また「シネマ歌舞伎」版の感想を問われた獅童は「とっても感動しました。『演劇は生だ』と言われているけれども、串田監督が『夏祭浪花鑑』を映像化するときにすごくこだわっていらして、今回も時間をかけて編集してくださった。1つの映画として楽しめる作品になっていると思います」と自信を見せ、一方の串田は「舞台を作っている人間は『これは残らないものなんだ』ということに、寂しさと同時に誇りみたいなものを感じながら、それを自分に言い聞かせて作品を作っています。その誇りに対して、自分を裏切っているような気持ちも実はあるんです。だからこそ作るんだったら『ちゃんと作ろう』と、襟を正すような気持ちで作りました」と制作にあたってのエピソードを披露する。
さらに獅童は「コクーン歌舞伎」の立役者である、故・中村勘三郎についても言及。「『コクーン歌舞伎』は、勘三郎兄さんにとって常に戦いだったと思います。
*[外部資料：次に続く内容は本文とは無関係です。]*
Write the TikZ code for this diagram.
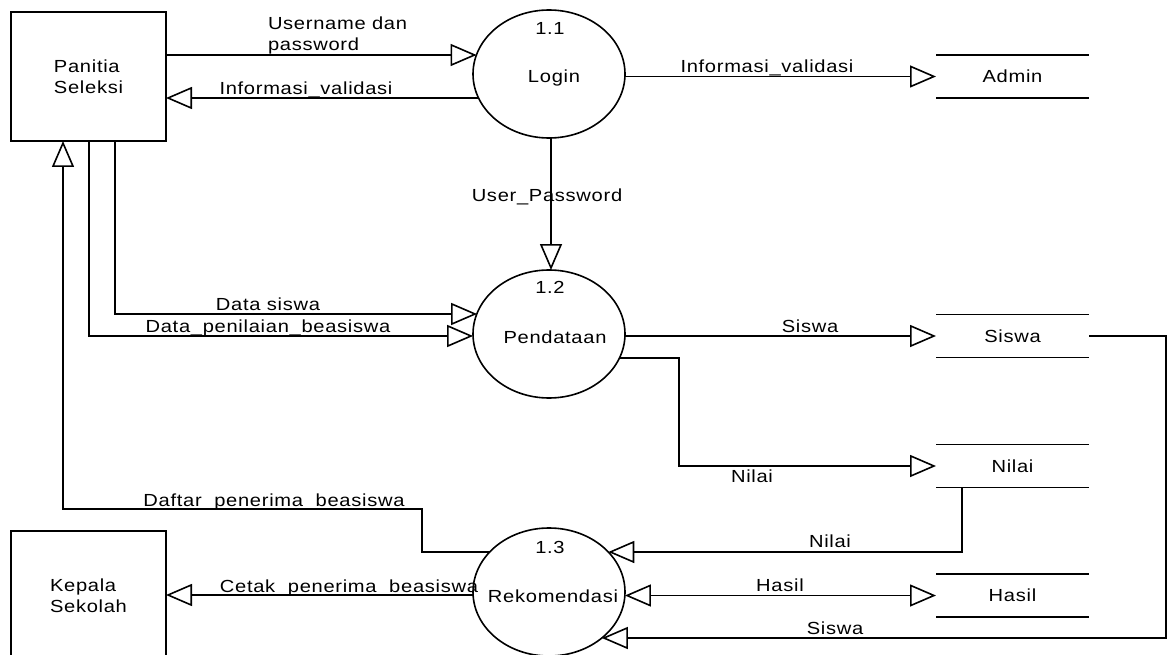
\documentclass[tikz,border=0pt]{standalone}
\usepackage{fontspec}
\setmainfont{Liberation Sans}[FakeStretch=1.15,LetterSpace=4]
\usetikzlibrary{arrows.meta,shapes.geometric}
\begin{document}
\begin{tikzpicture}[x=1pt,y=-1pt,
  every node/.style={font=\fontsize{17.5}{21}\selectfont, inner sep=0pt, outer sep=0pt},
  entity/.style={draw, line width=1.6pt, rectangle, minimum width=155pt, minimum height=129pt, align=left},
  proc/.style={draw, line width=1.6pt, ellipse, minimum width=152pt, minimum height=128pt},
  store/.style={minimum width=153pt, minimum height=43pt},
  lbl/.style={anchor=base},
  flow/.style={line width=1.6pt, -{Triangle[open,length=26pt,width=22pt]}},
  biflow/.style={line width=1.6pt, {Triangle[open,length=26pt,width=22pt]}-{Triangle[open,length=26pt,width=22pt]}},
  storeline/.style={line width=1.6pt}
]
\useasboundingbox (0,0) rectangle (1167,655);
\clip (0,0) rectangle (1167,655);
\fill[white] (0,0) rectangle (1167,655);

% external entities
\node[entity] (panitia) at (88.5,76.5) {Panitia\\Seleksi};
\node[entity] (kepala) at (88.5,595.5) {Kepala\\Sekolah};

% processes
\node[proc] (login) at (549,74) {};
\node[lbl] (loginid) at (550,35) {1.1};
\node[lbl] (logintxt) at (554,83) {Login};
\node[proc] (pend) at (549,334) {};
\node[lbl] (pendid) at (550,293) {1.2};
\node[lbl] (pendtxt) at (555,343) {Pendataan};
\node[proc] (rek) at (549,592) {};
\node[lbl] (rekid) at (550,553) {1.3};
\node[lbl] (rektxt) at (553,602) {Rekomendasi};

% data stores
\node[store] (admin) at (1012.5,76.5) {Admin};
\node[store] (siswa) at (1012.5,336) {Siswa};
\node[store] (nilai) at (1012.5,466) {Nilai};
\node[store] (hasil) at (1012.5,595.5) {Hasil};
\foreach \s in {admin,siswa,nilai,hasil}{
  \draw[storeline] (\s.north west) -- (\s.north east) (\s.south west) -- (\s.south east);
}

% flows
\draw[flow] (panitia.east |- 0,55) -- (login.165 |- 0,55);
\draw[flow] (login.199 |- 0,98) -- (panitia.east |- 0,98);
\draw[flow] (login.-2 |- 0,76.5) -- (admin.west);
\draw[flow] (login.south -| 551,0) -- (pend.north -| 551,0);
\draw[flow] (panitia.south -| 115,0) |- (pend.164 |- 0,314);
\draw[flow] (panitia.south -| 89,0) |- (pend.182 |- 0,336);
\draw[flow] (pend.-2 |- 0,336) -- (siswa.west);
\draw[flow] (pend.-19 |- 0,358) -| (679,466) -- (nilai.west);
\draw[flow] (nilai.south -| 962,0) |- (rek.34 |- 0,552);
\draw[biflow] (rek.-2 |- 0,595.5) -- (hasil.west);
\draw[flow] (siswa.east) -| (1166,638) -- (rek.-41 |- 0,638);
\draw[flow] (rek.146 |- 0,552) -| (422,509) -| (panitia.south -| 63,0);
\draw[flow] (rek.182 |- 0,595) -- (kepala.east |- 0,595);

% labels
\node[anchor=south west, align=left] (lup) at (268,54) {Username dan\\password};
\node[lbl] (liv1) at (306,95) {Informasi\_validasi};
\node[lbl] (liv2) at (767,73) {Informasi\_validasi};
\node[lbl] (lup2) at (547,202) {User\_Password};
\node[lbl] (lds) at (268,310) {Data siswa};
\node[lbl] (ldp) at (268,332) {Data\_penilaian\_beasiswa};
\node[lbl] (lsw1) at (810,332) {Siswa};
\node[lbl] (lnl1) at (752,482) {Nilai};
\node[lbl] (ldf) at (274,506) {Daftar\_penerima\_beasiswa};
\node[lbl] (lnl2) at (830,547) {Nilai};
\node[lbl] (lct) at (349,592) {Cetak\_penerima\_beasiswa};
\node[lbl] (lhs) at (780,591) {Hasil};
\node[lbl] (lsw2) at (835,634) {Siswa};
\end{tikzpicture}
\end{document}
串田監督の演出を受けて、僕らも古典に対して新たな発見があったり、演じるうえで『歌舞伎は自由なんだ』ということを改めて勉強させていただきました。今ではテレビや映画にも出演させていただいていますが、芝居については『コクーン歌舞伎』で培ったものが大きいと思います」と勘三郎と串田に謝辞を述べる。最後に串田が「舞台中継でもないし、劇映画でもない。新しい表現が生まれていると思うので、少しでも多くの方が『こういうものもあるんだ』と思って観てくださったらうれしいです」と観客にメッセージを送り、イベントを締めくくった。
「東海道四谷怪談」より「深川三角屋敷の場」にフォーカスした「北番」をベースとした物語が展開する本作。出演者には獅童のほか、中村勘九郎、中村七之助、首藤康之、笹野高史、片岡亀蔵、中村扇雀らが名を連ねている。